1) You can afford to offer a bigger severance package

2) The remaining employees can stop worrying and everyone can get back to working on turning the company around.

13. Reduce hours before reducing salaries.

If you cut someone’s salary by 10% but ask them to work the same number of hours, they will resent their lower hourly wage and will (subconsciously or otherwise) reduce their productivity by the same amount or more. A better idea is to cut hours. You’ll save the same amount of cash, but have a better chance of retaining the same level of productivity from your employees. Overtime pay is a good place to start — you’re paying 1.5x or 2x for those hours. Cutting your store hours (closing 30 minutes earlier) is another option that could mean one less employee you have to layoff. Customers may not even notice your new hours.

14. Cut your own salary.

You must cut (or even eliminate) your own salary before you cut your employees’ salaries. If they don’t see that you’re sacrificing more than they are, it won’t matter that you’ve saved 20% in employee salaries — you’ll see a 50% reduction in productivity. That means you’ll actually be paying more for those employees because of the reduced productivity.
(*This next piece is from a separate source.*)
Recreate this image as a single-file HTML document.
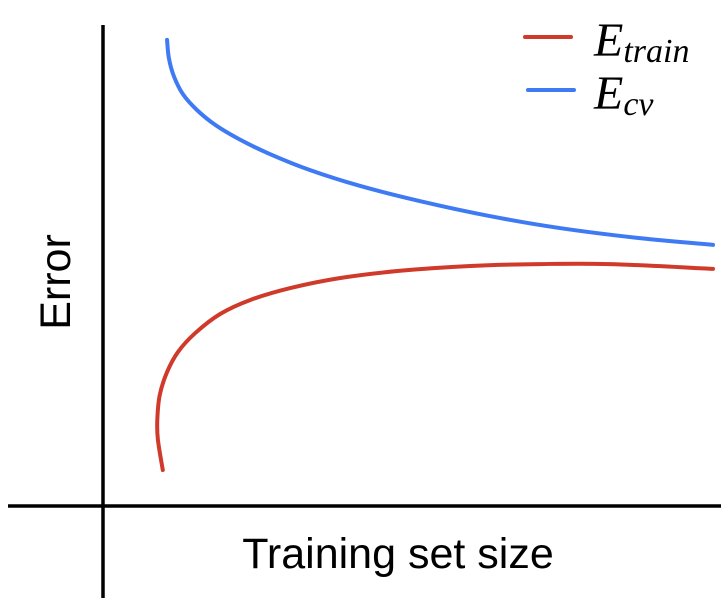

15. Get everyone on the same page.

Be open with your employees. Cultivate an attitude of “we’re going to weather this downturn together.” Go ahead and show them the books (or at least an overview) so they can see that ugly chart of dwindling (or heaven forbid, negative) cashflow. Don’t be afraid to say “we all need to be 10% more efficient and 10% more productive (ie., make 10% more while spending 10% less), or else none of us will have a job in 6 months.” Just including them in the problem solving process is often enough to motivate them to give that extra effort during tough times.

Keeping your business afloat during the current economic condition is difficult, but not impossible. Have realistic goals and plan for being in survival mode for perhaps 2 or more years (not just the next few months). Cut deeper than you think you need to because it will be worse if you have to go through this process again in 6 months.